In a recent research experiment I was handling, I faced this task of managing huge amounts of data to the order of Terabytes and with the help of many people here, I managed to learn quite a lot of things in the whole process. I am sure that many people will keep facing these situations quite often so I am planning on writing a general purpose guide on how to go about handling large amounts of data. Please note the following before reading further:

  1. This guide will not intended for a specific dataset but one or two tips might be definitely of use to you. :slight_smile:
  2. Some (or most... depends on what level you are) of the tips may apply to the absolute beginner
  3. If you have some feedback, please don't hesitate to give your suggestions because I realized that if not for the tricks I learnt in this forum, I would've wasted hundreds of man hours.
  4. I will try my level best to provide with some concrete examples whenever possible but if you find an error somewhere, kindly let me know.
  5. Lastly, as I said, now all this information is mine, some of it was collected from various sources during my work and some of it was attained with the kind help of people here and some of it was through my experience.

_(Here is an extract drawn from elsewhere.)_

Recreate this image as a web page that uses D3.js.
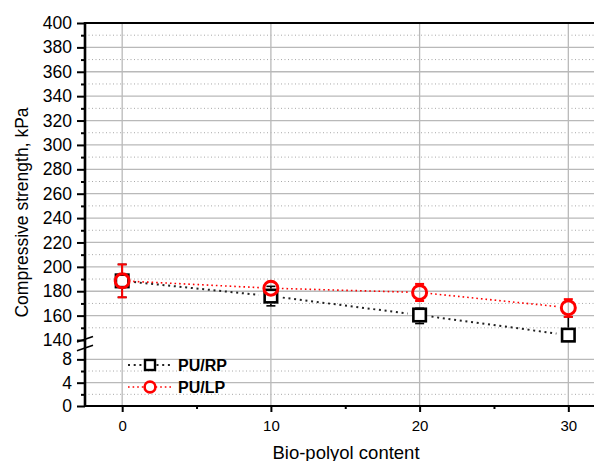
<!DOCTYPE html>
<html>
<head>
<meta charset="utf-8">
<script src="https://cdn.jsdelivr.net/npm/d3@7"></script>
<style>
  html, body { margin: 0; padding: 0; background: #fff; }
  svg { display: block; font-family: "Liberation Sans", Arial, sans-serif; }
</style>
</head>
<body>
<svg id="chart" width="594" height="461"></svg>
<script>
// Bio-polyol content (x) and compressive strength (kPa) for the two foams
const contents = [0, 10, 20, 30];
const rpStrength = [188.5, 176, 160.5, 144];
const rpErrUp = [13.5, 8, 5.5, 15];
const rpErrDown = [13.5, 8, 7, 0];
const lpStrength = [188.5, 182.5, 179, 166.5];
const lpErrUp = [13.5, 4, 7, 7];
const lpErrDown = [13.5, 4, 7, 7.5];

const seriesNames = ["PU/RP", "PU/LP"];
const xMajorTicks = [0, 10, 20, 30];
const xMinorTicks = [5, 15, 25];
const upperMajorTicks = [140, 160, 180, 200, 220, 240, 260, 280, 300, 320, 340, 360, 380, 400];
const upperMinorTicks = [150, 170, 190, 210, 230, 250, 270, 290, 310, 330, 350, 370, 390];
const lowerMajorTicks = [0, 4, 8];
const lowerMinorTicks = [2, 6];

const svg = d3.select("#chart");

const x = d3.scaleLinear().domain([-2.5, 32.5]).range([85, 605.5]);
const yU = d3.scaleLinear().domain([140, 400]).range([340, 23]);
const yL = d3.scaleLinear().domain([0, 10]).range([406, 347.7]);

const plotLeft = x.range()[0], plotRight = x.range()[1];
const plotTop = yU.range()[1], plotBottom = yL.range()[0];

const grid = svg.append("g");
const solidGrid = { stroke: "#b9b9b9", width: 1.3 };
const dotGrid = { stroke: "#a8a8a8", width: 1, dash: "1,2.5" };

function hLine(y, style) {
  grid.append("line")
    .attr("x1", plotLeft).attr("x2", plotRight).attr("y1", y).attr("y2", y)
    .attr("stroke", style.stroke).attr("stroke-width", style.width)
    .attr("stroke-dasharray", style.dash || null);
}
upperMajorTicks.filter(v => v > 140 && v < 400).forEach(v => hLine(yU(v), solidGrid));
upperMinorTicks.forEach(v => hLine(yU(v), dotGrid));
lowerMajorTicks.filter(v => v > 0).forEach(v => hLine(yL(v), solidGrid));
lowerMinorTicks.forEach(v => hLine(yL(v), dotGrid));
xMajorTicks.forEach(v => {
  grid.append("line")
    .attr("x1", x(v)).attr("x2", x(v)).attr("y1", plotTop).attr("y2", plotBottom)
    .attr("stroke", solidGrid.stroke).attr("stroke-width", solidGrid.width);
});

// Axes
function styleAxis(g, fontSize) {
  g.select(".domain").remove();
  g.selectAll(".tick line").attr("stroke", "#000").attr("stroke-width", 2);
  g.selectAll(".tick text").attr("fill", "#000").attr("font-size", fontSize)
    .attr("font-family", "Liberation Sans, Arial, sans-serif");
}
const axU = svg.append("g").attr("transform", `translate(${plotLeft},0)`)
  .call(d3.axisLeft(yU).tickValues(upperMajorTicks).tickSize(8).tickPadding(5));
styleAxis(axU, 17.5);
const axUm = svg.append("g").attr("transform", `translate(${plotLeft},0)`)
  .call(d3.axisLeft(yU).tickValues(upperMinorTicks).tickSize(4).tickFormat(""));
styleAxis(axUm, 17.5);
const axL = svg.append("g").attr("transform", `translate(${plotLeft},0)`)
  .call(d3.axisLeft(yL).tickValues(lowerMajorTicks).tickSize(8).tickPadding(5));
styleAxis(axL, 17.5);
const axLm = svg.append("g").attr("transform", `translate(${plotLeft},0)`)
  .call(d3.axisLeft(yL).tickValues(lowerMinorTicks).tickSize(4).tickFormat(""));
styleAxis(axLm, 17.5);
const axX = svg.append("g").attr("transform", `translate(0,${plotBottom})`)
  .call(d3.axisBottom(x).tickValues(xMajorTicks).tickSize(6).tickPadding(8));
styleAxis(axX, 15);
const axXm = svg.append("g").attr("transform", `translate(0,${plotBottom})`)
  .call(d3.axisBottom(x).tickValues(xMinorTicks).tickSize(3).tickFormat(""));
styleAxis(axXm, 15);

// Frame lines
svg.append("line").attr("x1", plotLeft).attr("x2", plotRight).attr("y1", plotTop).attr("y2", plotTop)
  .attr("stroke", "#000").attr("stroke-width", 2);
svg.append("line").attr("x1", plotLeft).attr("x2", plotRight).attr("y1", plotBottom).attr("y2", plotBottom)
  .attr("stroke", "#000").attr("stroke-width", 2);
svg.append("line").attr("x1", plotLeft).attr("x2", plotLeft).attr("y1", plotTop - 1).attr("y2", plotBottom + 1)
  .attr("stroke", "#000").attr("stroke-width", 2.6);

// Axis break marks
const breakTop = yU(140), breakBottom = yL(10);
[breakTop + 2, breakBottom + 3].forEach(yb => {
  svg.append("line")
    .attr("x1", plotLeft - 8).attr("y1", yb).attr("x2", plotLeft + 8).attr("y2", yb - 5.5)
    .attr("stroke", "#000").attr("stroke-width", 1.6);
});

// Axis titles
svg.append("text")
  .attr("transform", `translate(28,212.5) rotate(-90)`)
  .attr("text-anchor", "middle").attr("font-size", 17.5).attr("fill", "#000")
  .text("Compressive strength, kPa");
svg.append("text")
  .attr("x", 346).attr("y", 459)
  .attr("text-anchor", "middle").attr("font-size", 18.5).attr("fill", "#000")
  .text("Bio-polyol content");

// Connecting lines with a gap at each symbol
function gapSegments(values, gap) {
  const pts = contents.map((c, i) => [x(c), yU(values[i])]);
  const segs = [];
  for (let i = 0; i < pts.length - 1; i++) {
    const [x1, y1] = pts[i], [x2, y2] = pts[i + 1];
    const len = Math.hypot(x2 - x1, y2 - y1);
    const ux = (x2 - x1) / len, uy = (y2 - y1) / len;
    segs.push([[x1 + ux * gap, y1 + uy * gap], [x2 - ux * gap, y2 - uy * gap]]);
  }
  return segs;
}
const lineGen = d3.line();

// Error bars: stem starts at the symbol edge, cap drawn at the error end
function drawErrorBars(g, values, up, down, edge, minCap, color, width) {
  const bar = (cx, cy, yEnd, dir) => {
    const len = Math.abs(yEnd - cy);
    if (len > edge) {
      g.append("line").attr("x1", cx).attr("x2", cx).attr("y1", cy + dir * edge).attr("y2", yEnd)
        .attr("stroke", color).attr("stroke-width", width);
    }
    if (len > minCap) {
      g.append("line").attr("x1", cx - 4.5).attr("x2", cx + 4.5).attr("y1", yEnd).attr("y2", yEnd)
        .attr("stroke", color).attr("stroke-width", width);
    }
  };
  contents.forEach((c, i) => {
    const cx = x(c), cy = yU(values[i]);
    bar(cx, cy, yU(values[i] + up[i]), -1);
    bar(cx, cy, yU(values[i] - down[i]), 1);
  });
}

// PU/RP series
const gRP = svg.append("g");
gapSegments(rpStrength, 12).forEach(s => {
  gRP.append("path").attr("d", lineGen(s)).attr("fill", "none")
    .attr("stroke", "#222").attr("stroke-width", 2).attr("stroke-dasharray", "2,3.7");
});
const sq = 12.5;
gRP.selectAll("rect").data(contents).join("rect")
  .attr("x", (d) => x(d) - sq / 2)
  .attr("y", (d, i) => yU(rpStrength[i]) - sq / 2)
  .attr("width", sq).attr("height", sq)
  .attr("fill", "#fff").attr("stroke", "#000").attr("stroke-width", 2.6);
drawErrorBars(gRP, rpStrength, rpErrUp, rpErrDown, sq / 2 + 1.3, 5, "#000", 1.6);

// PU/LP series (open circles)
const gLP = svg.append("g");
gapSegments(lpStrength, 11).forEach(s => {
  gLP.append("path").attr("d", lineGen(s)).attr("fill", "none")
    .attr("stroke", "#f00").attr("stroke-width", 1.6).attr("stroke-dasharray", "1.6,3");
});
drawErrorBars(gLP, lpStrength, lpErrUp, lpErrDown, 8.5, 7, "#f00", 2);
gLP.selectAll("circle").data(contents).join("circle")
  .attr("cx", (d) => x(d))
  .attr("cy", (d, i) => yU(lpStrength[i]))
  .attr("r", 7)
  .attr("fill", "none").attr("stroke", "#f00").attr("stroke-width", 3);

// Legend
const legend = svg.append("g");
const legendRows = [
  { name: seriesNames[0], y: 365, color: "#222", dash: "2,3.7", w: 2 },
  { name: seriesNames[1], y: 387, color: "#f00", dash: "1.6,3", w: 1.6 }
];
legendRows.forEach((r, i) => {
  legend.append("line").attr("x1", 128).attr("x2", 171).attr("y1", r.y).attr("y2", r.y)
    .attr("stroke", r.color).attr("stroke-width", r.w).attr("stroke-dasharray", r.dash);
  if (i === 0) {
    legend.append("rect").attr("x", 145).attr("y", r.y - 5).attr("width", 10).attr("height", 10)
      .attr("fill", "#fff").attr("stroke", "#000").attr("stroke-width", 2.4);
  } else {
    legend.append("circle").attr("cx", 150).attr("cy", r.y).attr("r", 5.4)
      .attr("fill", "#fff").attr("stroke", "#f00").attr("stroke-width", 2.6);
  }
  legend.append("text").attr("x", 178).attr("y", r.y + 6)
    .attr("font-size", 16).attr("font-weight", "bold").attr("fill", "#000")
    .text(r.name);
});
</script>
</body>
</html>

The following is the excerpt of the Table Of Contents that I am planning to have in the guide:

Table of Contents

  1. Introduction
  2. Meet your friends - Discover the purpose of each tool
  • PuTTY
  • Screen
  • Bash Scripting
  • Awk
  • Sed
  • Perl
  • PHP
  1. Extremely Useful Commands
  2. Some Concepts you ought to know
  3. Know your enemies - Have the constrains in mind
  4. Downloading and Storing Huge Amounts of Data - Do it carefully or you'll be banned!
  5. Database or not? - Is all the effort really worth it?
  6. Parsing the Mammoth - The time has finally come
  7. Last Minute tips for a Multiprocessor Environment
  8. Things to Avoid - Bust the common myths

I am pretty much open and I would really love some feedback on adding/deleting some topics to the above list.

Any use of Python?

Actually I was thinking even PHP was not necessary but that being my core expertise, I thought I'd cover where it would be useful. Perl is more regex centric and so it seems to suffice for most large dataset processing but if anyone is kind enough to explain the power of Python, that would be great too! :slight_smile: